> _SET EXERCISE_
Copy exactly, please, the lines of the data from its start through the line containing "plt.rcParams['mathtext.fontset'] = 'stix'".

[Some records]
——————————

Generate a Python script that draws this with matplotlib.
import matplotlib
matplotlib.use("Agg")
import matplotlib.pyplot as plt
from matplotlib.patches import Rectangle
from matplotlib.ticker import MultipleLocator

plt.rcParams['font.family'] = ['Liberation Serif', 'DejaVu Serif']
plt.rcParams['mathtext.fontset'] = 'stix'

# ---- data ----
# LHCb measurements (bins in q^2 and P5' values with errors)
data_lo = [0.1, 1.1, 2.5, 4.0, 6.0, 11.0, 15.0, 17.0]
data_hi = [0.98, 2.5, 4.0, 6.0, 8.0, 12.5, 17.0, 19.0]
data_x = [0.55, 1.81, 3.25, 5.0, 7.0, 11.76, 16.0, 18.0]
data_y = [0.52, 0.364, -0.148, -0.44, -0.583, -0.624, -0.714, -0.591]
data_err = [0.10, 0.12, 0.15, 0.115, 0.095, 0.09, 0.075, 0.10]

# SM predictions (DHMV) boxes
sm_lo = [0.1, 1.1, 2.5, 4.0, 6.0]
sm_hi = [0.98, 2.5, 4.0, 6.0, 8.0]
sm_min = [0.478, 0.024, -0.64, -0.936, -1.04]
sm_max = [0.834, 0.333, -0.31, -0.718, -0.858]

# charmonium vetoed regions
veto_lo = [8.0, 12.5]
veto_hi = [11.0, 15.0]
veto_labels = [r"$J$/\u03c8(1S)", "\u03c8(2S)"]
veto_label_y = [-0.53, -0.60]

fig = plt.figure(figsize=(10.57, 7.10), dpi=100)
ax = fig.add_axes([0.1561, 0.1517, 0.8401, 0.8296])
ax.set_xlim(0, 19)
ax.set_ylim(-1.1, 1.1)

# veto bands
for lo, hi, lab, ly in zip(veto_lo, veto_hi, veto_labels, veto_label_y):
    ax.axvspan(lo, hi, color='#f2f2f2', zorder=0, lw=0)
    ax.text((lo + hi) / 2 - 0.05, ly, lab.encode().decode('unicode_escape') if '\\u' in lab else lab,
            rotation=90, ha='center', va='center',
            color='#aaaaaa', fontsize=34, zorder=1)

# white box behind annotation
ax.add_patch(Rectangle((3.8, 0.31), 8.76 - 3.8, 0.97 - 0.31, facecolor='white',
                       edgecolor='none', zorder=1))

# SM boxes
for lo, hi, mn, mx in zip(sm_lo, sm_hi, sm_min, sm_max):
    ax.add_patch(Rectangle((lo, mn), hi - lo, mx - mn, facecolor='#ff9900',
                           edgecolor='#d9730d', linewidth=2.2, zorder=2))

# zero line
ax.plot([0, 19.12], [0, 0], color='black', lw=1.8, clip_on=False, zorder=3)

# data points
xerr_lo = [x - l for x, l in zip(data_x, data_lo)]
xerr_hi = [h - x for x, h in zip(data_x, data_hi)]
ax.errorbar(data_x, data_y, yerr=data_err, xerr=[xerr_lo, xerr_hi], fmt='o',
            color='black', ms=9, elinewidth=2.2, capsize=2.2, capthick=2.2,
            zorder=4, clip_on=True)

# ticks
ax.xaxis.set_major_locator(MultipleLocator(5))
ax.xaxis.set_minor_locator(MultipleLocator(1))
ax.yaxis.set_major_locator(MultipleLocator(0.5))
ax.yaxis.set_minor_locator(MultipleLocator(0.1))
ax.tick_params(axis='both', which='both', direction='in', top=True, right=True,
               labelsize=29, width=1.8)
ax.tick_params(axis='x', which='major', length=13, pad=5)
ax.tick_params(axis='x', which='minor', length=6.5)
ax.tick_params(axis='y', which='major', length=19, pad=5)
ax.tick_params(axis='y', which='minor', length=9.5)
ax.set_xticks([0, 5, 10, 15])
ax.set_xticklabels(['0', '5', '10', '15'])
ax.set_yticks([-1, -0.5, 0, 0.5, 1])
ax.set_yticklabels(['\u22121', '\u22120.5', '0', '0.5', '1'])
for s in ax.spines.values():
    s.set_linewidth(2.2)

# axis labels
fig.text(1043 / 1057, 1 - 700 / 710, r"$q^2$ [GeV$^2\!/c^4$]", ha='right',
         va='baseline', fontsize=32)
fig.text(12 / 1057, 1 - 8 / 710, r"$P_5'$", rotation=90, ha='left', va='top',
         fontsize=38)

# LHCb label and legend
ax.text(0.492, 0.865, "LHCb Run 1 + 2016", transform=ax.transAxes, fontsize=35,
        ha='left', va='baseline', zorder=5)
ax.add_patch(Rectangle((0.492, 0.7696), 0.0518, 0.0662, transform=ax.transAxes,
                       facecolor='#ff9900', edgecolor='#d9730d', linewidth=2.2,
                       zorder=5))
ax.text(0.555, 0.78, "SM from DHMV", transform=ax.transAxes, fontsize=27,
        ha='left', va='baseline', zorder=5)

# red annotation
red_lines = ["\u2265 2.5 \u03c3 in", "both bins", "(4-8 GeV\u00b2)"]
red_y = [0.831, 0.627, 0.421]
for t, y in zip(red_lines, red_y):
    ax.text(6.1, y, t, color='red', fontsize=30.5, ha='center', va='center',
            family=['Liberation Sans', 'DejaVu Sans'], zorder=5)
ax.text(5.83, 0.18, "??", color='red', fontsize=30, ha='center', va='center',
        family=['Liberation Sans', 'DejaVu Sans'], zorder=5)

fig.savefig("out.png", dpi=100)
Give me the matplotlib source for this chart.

——————————

> _WORKED ANSWER_
Generate a Python script that draws this with matplotlib.
import matplotlib
matplotlib.use("Agg")
import matplotlib.pyplot as plt
from matplotlib.patches import Rectangle
from matplotlib.ticker import MultipleLocator

plt.rcParams['font.family'] = ['Liberation Serif', 'DejaVu Serif']
plt.rcParams['mathtext.fontset'] = 'stix'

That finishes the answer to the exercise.